CW: Another practical question – when you start working on a poem, can you tell our readers a bit about the process from idea to page – do you have notebooks, for example, a usual process of revision, very little revision, and so on?

RB: I burnt all 64 of my notebooks on the beach in 2002. For me, notebooks imply I’m intending to write, or intending to revise, and I can’t do it that way; I can’t be that organised. Few of these poems began with an idea. Most began without one. They start where they start, and ride on a course towards their own inevitability. I’m encouraged by the way that ideas can travel across long spaces of time, stored in our minds for days, months, or years, and eventually end up in the right poem. ‘Cycle Path’ was like that. One image from that poem came from something I wrote twenty years ago, something that brought to the poem a dimension that was missing. It began as a poem about a bike ride and some vague stuff about pond skaters, and became a poem about the wheel of fortune. And so, revising is also part of this larger structure of time. Ideally, the work can be going on continuously. Occasionally a poem is written in an afternoon, but behind that miracle of quick-thinking lies a long labour of love. To generalise, the revision process is akin to translating what Osip Mandelstam described as the ‘hum’: keep revising until the poem reaches its linguistic inevitability. Nothing else could, or should, be said.
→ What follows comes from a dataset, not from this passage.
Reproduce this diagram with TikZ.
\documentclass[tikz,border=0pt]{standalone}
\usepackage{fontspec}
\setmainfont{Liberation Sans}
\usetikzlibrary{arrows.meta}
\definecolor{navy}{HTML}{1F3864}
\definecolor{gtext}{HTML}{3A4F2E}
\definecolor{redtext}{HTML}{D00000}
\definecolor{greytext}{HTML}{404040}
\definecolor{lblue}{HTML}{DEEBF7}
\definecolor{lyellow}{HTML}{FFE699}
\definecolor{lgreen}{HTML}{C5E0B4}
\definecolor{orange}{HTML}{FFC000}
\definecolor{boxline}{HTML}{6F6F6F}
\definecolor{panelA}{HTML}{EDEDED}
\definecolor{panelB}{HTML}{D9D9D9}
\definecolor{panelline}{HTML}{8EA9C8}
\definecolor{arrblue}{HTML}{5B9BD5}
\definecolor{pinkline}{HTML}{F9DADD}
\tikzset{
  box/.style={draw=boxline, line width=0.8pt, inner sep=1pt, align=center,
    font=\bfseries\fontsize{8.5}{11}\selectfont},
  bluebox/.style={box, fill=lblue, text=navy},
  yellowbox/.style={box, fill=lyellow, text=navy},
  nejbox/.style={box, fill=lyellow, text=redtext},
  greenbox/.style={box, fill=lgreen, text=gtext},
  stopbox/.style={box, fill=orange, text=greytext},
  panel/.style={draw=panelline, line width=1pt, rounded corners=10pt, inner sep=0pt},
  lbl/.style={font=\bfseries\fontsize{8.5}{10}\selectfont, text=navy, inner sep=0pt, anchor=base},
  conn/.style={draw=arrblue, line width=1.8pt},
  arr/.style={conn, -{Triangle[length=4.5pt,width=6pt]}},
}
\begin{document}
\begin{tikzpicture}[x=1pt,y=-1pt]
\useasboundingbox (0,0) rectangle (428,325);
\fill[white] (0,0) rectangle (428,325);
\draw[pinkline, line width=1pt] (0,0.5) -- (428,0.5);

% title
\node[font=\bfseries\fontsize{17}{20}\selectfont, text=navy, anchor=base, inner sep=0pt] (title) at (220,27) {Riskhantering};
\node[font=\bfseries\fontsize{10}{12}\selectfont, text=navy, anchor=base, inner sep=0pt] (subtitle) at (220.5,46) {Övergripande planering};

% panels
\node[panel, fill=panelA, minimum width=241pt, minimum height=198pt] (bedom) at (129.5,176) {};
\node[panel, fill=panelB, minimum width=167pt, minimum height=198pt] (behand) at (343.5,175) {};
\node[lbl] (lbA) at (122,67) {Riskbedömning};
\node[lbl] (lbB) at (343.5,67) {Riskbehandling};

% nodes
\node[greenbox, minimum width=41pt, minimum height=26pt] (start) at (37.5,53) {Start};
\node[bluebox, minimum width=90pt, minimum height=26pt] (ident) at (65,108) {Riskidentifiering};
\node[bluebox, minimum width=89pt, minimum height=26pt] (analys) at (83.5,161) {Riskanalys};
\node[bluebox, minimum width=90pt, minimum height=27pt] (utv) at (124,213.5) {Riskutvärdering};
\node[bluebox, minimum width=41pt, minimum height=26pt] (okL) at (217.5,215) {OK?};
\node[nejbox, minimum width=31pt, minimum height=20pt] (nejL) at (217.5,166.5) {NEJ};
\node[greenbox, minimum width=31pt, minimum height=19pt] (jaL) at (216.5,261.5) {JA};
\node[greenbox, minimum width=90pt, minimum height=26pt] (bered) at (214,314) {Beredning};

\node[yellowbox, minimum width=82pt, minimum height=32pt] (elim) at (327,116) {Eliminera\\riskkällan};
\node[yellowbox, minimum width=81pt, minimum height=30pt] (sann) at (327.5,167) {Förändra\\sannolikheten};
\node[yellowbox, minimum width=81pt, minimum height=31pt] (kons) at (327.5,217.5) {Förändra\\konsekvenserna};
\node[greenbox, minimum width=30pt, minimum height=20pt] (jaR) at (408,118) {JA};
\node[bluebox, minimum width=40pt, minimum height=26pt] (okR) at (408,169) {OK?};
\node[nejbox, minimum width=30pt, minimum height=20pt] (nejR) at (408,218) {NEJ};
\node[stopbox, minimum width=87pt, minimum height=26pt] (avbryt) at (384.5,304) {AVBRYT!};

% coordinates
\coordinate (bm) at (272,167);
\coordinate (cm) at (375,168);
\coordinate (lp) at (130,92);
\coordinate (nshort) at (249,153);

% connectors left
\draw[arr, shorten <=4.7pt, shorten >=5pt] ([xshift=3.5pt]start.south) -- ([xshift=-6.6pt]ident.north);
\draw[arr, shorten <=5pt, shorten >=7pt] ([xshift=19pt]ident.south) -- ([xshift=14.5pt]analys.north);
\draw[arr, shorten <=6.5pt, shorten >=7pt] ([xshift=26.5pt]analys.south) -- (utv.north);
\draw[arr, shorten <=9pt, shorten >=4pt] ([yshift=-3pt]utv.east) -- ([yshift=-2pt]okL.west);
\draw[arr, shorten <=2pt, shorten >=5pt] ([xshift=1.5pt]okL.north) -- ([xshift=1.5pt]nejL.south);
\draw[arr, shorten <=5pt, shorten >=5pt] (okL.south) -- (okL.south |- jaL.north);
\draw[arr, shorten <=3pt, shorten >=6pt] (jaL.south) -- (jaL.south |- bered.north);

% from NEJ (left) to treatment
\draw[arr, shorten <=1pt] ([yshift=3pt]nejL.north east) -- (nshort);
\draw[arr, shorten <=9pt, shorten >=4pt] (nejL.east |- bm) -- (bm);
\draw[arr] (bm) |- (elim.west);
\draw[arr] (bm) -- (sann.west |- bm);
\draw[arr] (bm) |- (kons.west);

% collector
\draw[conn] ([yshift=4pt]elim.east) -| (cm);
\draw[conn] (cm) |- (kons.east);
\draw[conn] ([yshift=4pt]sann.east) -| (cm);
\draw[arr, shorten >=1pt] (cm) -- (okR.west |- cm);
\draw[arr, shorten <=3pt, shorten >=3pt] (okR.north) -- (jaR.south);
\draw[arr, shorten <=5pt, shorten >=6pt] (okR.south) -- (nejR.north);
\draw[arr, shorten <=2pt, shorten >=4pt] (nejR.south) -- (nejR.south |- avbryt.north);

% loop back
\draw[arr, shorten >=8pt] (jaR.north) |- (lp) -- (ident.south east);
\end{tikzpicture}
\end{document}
CW: Is there a poet whose work particularly inspired you at an early stage of your career or even poets whose inspiration might be found in Sidereal?

RB: It’s hard to say what’s in the mix. It’s been heated up so much. But stylistically there are obvious hints of Heaney in ‘Other Roads’ and ‘Avenue of Limes’; the structure of ‘The Long View’ was modelled on Don Paterson’s poem, ‘Rain’; ‘Frosted Fields’ is a tone poem after Yeats. I’ll also pay my respects to Coleridge, who I love dearly, and Rilke. I’ll leave it to you to guess where Geoffrey Hill fits in.
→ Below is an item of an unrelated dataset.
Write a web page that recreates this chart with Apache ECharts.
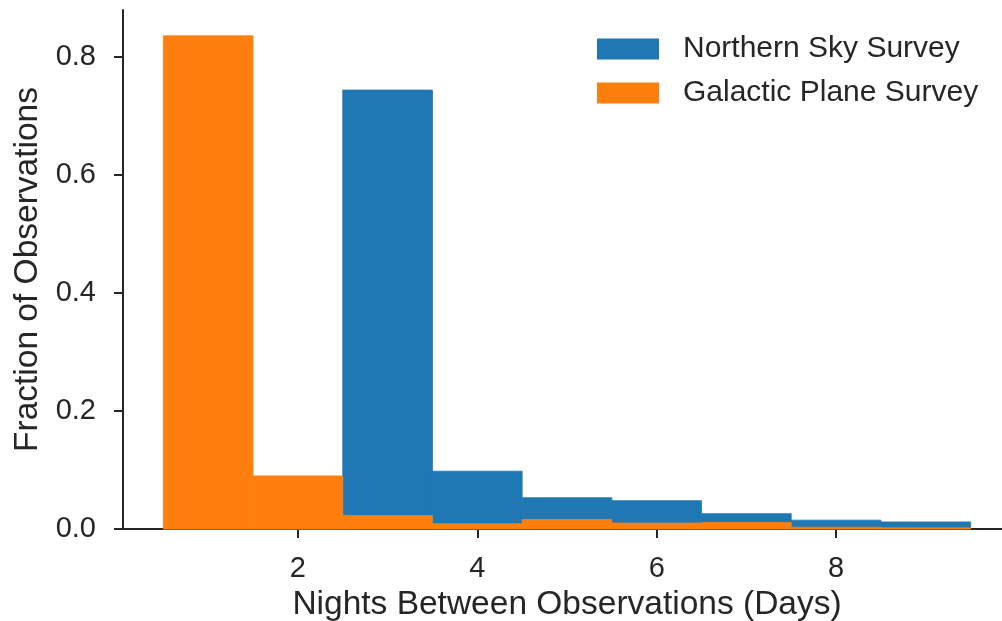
<!DOCTYPE html>
<html>
<head>
<meta charset="utf-8">
<script src="https://cdn.jsdelivr.net/npm/echarts@6/dist/echarts.min.js"></script>
<style>html,body{margin:0;padding:0;background:#fff}#c{width:1002px;height:621px}</style>
</head>
<body>
<div id="c"></div>
<script>
// Histogram bin edges (nights)
var binStarts = [0.5, 1.5, 2.5, 3.5, 4.5, 5.5, 6.5, 7.5, 8.5];
var binEnds   = [1.5, 2.5, 3.5, 4.5, 5.5, 6.5, 7.5, 8.5, 9.5];
// Fraction of observations per bin
var northernSky   = [0, 0, 0.744, 0.098, 0.053, 0.048, 0.026, 0.015, 0.012];
var galacticPlane = [0.836, 0.090, 0.023, 0.009, 0.016, 0.010, 0.011, 0.003, 0.002];
// Tick labels
var xTicks = [2, 4, 6, 8];
var yTicks = [0, 0.2, 0.4, 0.6, 0.8];

var FONT = 'Liberation Sans, Arial, sans-serif';
var TXT = '#262626';

function toData(vals) {
  return vals.map(function (v, i) { return [binStarts[i], binEnds[i], v]; });
}
function renderBar(params, api) {
  var p0 = api.coord([api.value(0), api.value(2)]);
  var p1 = api.coord([api.value(1), 0]);
  var c = api.visual('color');
  return {
    type: 'rect',
    shape: { x: p0[0], y: p0[1], width: p1[0] - p0[0], height: p1[1] - p0[1] },
    style: { fill: c, stroke: c, lineWidth: 0.8 }
  };
}

var chart = echarts.init(document.getElementById('c'), null, { renderer: 'canvas' });
chart.setOption({
  animation: false,
  backgroundColor: '#ffffff',
  textStyle: { fontFamily: FONT, color: TXT },
  grid: { left: 123, right: -9, top: 10, bottom: 92, containLabel: false, outerBoundsMode: 'none' },
  legend: {
    orient: 'vertical',
    left: 592, top: 29,
    icon: 'rect',
    itemWidth: 62, itemHeight: 21, itemGap: 14,
    textStyle: { fontFamily: FONT, fontSize: 30, color: TXT, lineHeight: 21, padding: [0, 0, 0, 19] },
    data: ['Northern Sky Survey', 'Galactic Plane Survey']
  },
  xAxis: {
    type: 'value',
    min: 0.05, max: 9.95,
    name: 'Nights Between Observations (Days)',
    nameLocation: 'middle', nameGap: 58,
    nameTextStyle: { fontFamily: FONT, fontSize: 33.5, color: TXT },
    axisLine: { show: true, lineStyle: { color: TXT, width: 2 } },
    axisTick: { show: true, inside: false, length: 9, customValues: xTicks, lineStyle: { color: TXT, width: 2 } },
    axisLabel: { customValues: xTicks, margin: 25, fontFamily: FONT, fontSize: 29, color: TXT },
    splitLine: { show: false }
  },
  yAxis: {
    type: 'value',
    min: 0, max: 0.8797,
    name: 'Fraction of Observations',
    nameLocation: 'middle', nameGap: 77,
    nameTextStyle: { fontFamily: FONT, fontSize: 33.5, color: TXT },
    axisLine: { show: true, lineStyle: { color: TXT, width: 2 } },
    axisTick: { show: true, inside: false, length: 9, customValues: yTicks, lineStyle: { color: TXT, width: 2 } },
    axisLabel: { customValues: yTicks, margin: 27, fontFamily: FONT, fontSize: 29, color: TXT,
      formatter: function (v) { return v.toFixed(1); } },
    splitLine: { show: false }
  },
  series: [
    {
      name: 'Northern Sky Survey', type: 'custom', renderItem: renderBar,
      itemStyle: { color: '#1f77b4' },
      encode: { x: [0, 1], y: 2 },
      data: toData(northernSky)
    },
    {
      name: 'Galactic Plane Survey', type: 'custom', renderItem: renderBar,
      itemStyle: { color: '#ff7f0e' },
      encode: { x: [0, 1], y: 2 },
      data: toData(galacticPlane)
    }
  ]
});
</script>
</body>
</html>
CW: Do you feel that poetry in the UK is thriving?

RB: It need hardly be said that there are some tremendous poets at work, but they’re a generation or so older than us novices. For the younger poets, obviously it takes time and consistency to establish a reputation. And, to be harsh, it depends on what we mean by thriving. In contrast to other periods in history, contemporary poetry can look pretty inadequate. I do, however, feel like we’re on the cusp of something very exciting, if we can get over some of the less helpful ideas that are in circulation in our current social climate. If we feel there’s some kind of hurry to get published, it’s probably better to stay silent for a while longer, at least until the hurry disappears, because the first duty is always to the work. And poetry is a private thing, initially. If the work is exposed too early to some kind of expectancy, personal or public, that can damage a young person’s potential.

CW: At Cyprus Well we ask all the writers we speak to about digital developments in publishing – ebooks, ipads, kindles and so on. Often the focus in this debate seems to be on fiction. How do you view these new developments from the point of view of a poet?
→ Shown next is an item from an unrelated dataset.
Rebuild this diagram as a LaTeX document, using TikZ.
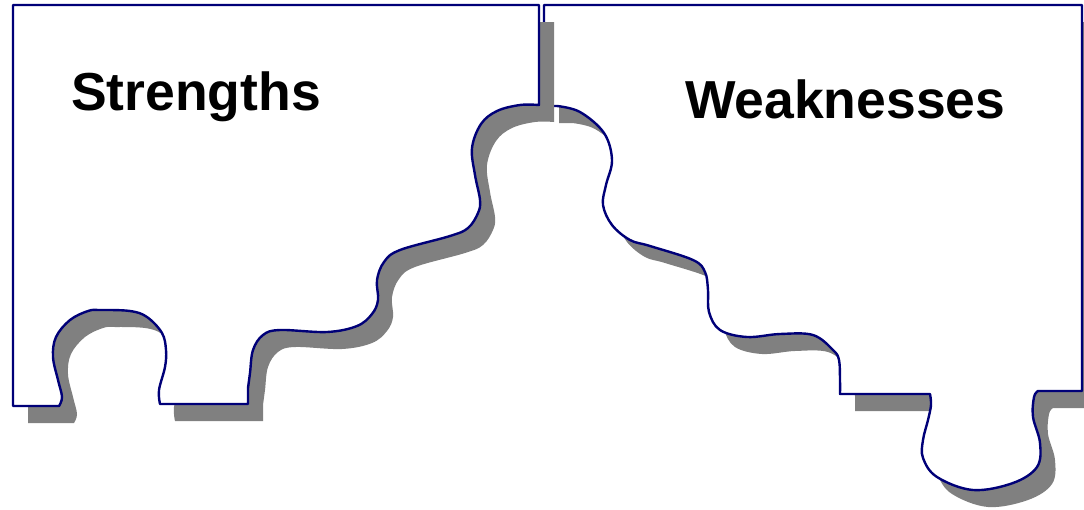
\documentclass[tikz,border=0pt]{standalone}
\usepackage{fontspec}
\setmainfont{Liberation Sans}
\definecolor{piecenavy}{HTML}{000078}
\definecolor{shadowgray}{HTML}{808080}
% Outline of the left puzzle piece (units: 1pt, y grows downwards)
\newcommand{\strengthsoutline}{(13,5) -- (539,5) -- (539,105)
  -- plot[smooth,tension=0.6] coordinates {(539,105) (520,105) (497,111) (481,124) (472,148) (475,175) (480,200) (478,213) (468,228) (450,236) (400,250) (384,262) (377,280) (378,300) (372,314) (357,326) (327,332) (280,330) (263,335) (253,350) (250,373) (248,388)}
  -- (248,404) -- (160,404)
  -- plot[smooth,tension=0.6] coordinates {(160,404) (159,390) (165,367) (166,350) (162,333) (147,317) (130,311) (100,310) (88,311) (70,320) (56,337) (53,357) (58,380) (62,397) (59,406)}
  -- (13,406) -- cycle}
% Outline of the right puzzle piece
\newcommand{\weaknessesoutline}{(544,5) -- (1082,5) -- (1082,391) -- (1038,391)
  -- plot[smooth,tension=0.6] coordinates {(1038,391) (1034,397) (1033,417) (1040,443) (1037,467) (1013,483) (973,490) (937,477) (923,458) (923,440) (928,420) (931,405) (930,394)}
  -- (840,394)
  -- plot[smooth,tension=0.6] coordinates {(840,394) (840,380) (839,360) (833,350) (813,335) (780,334) (747,337) (720,330) (709,312) (708,290) (705,272) (693,260) (650,246) (630,240) (612,225) (603,205) (606,185) (612,160) (604,133) (580,112) (557,106)}
  -- (544,106) -- cycle}
\tikzset{
  piece/.style={fill=white, draw=piecenavy, line width=2.4pt, line join=round},
  pieceshadow/.style={fill=shadowgray, shift={(15,17)}},
  title/.style={font=\fontsize{53.5}{60}\selectfont\bfseries, inner sep=0pt, anchor=base west}
}
\begin{document}
\begin{tikzpicture}[x=1pt,y=-1pt]
  \useasboundingbox (0,0) rectangle (1084,509);
  % right piece with its drop shadow
  \fill[pieceshadow] \weaknessesoutline;
  \path[piece] \weaknessesoutline;
  % left piece with its drop shadow
  \fill[pieceshadow] \strengthsoutline;
  \path[piece] \strengthsoutline;
  % labels
  \node[title] (strengths) at (71,110) {Strengths};
  \node[title] (weaknesses) at (685,118) {Weaknesses};
\end{tikzpicture}
\end{document}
RB: All the poems in Sidereal were downloaded from the Cloud information infrastructure and then kindled in a pan suspended above a bunsen burner. But, seriously, there’s nothing like holding a book in your hands, and turning the pages, especially if it was bought in a second-hand bookshop. No one has signed an ipad with “To Alfred de Lafontaine from Douglas Tinske, 1886”. Nor can you take an ipad for a walk in a field like you can a slim volume. We’re doing a disservice to future generations if we rely too heavily on technology. We all know there’s already a down-turn in the market for The Selected Letters. And you can’t scribble on a screen. So we’ve lost our marginalia as well. Paradoxically, these digital developments aren’t as liberating as they seem. But then, my editor has threatened to drag me kicking and screaming into the 1990’s. So perhaps I’m not the best person to ask.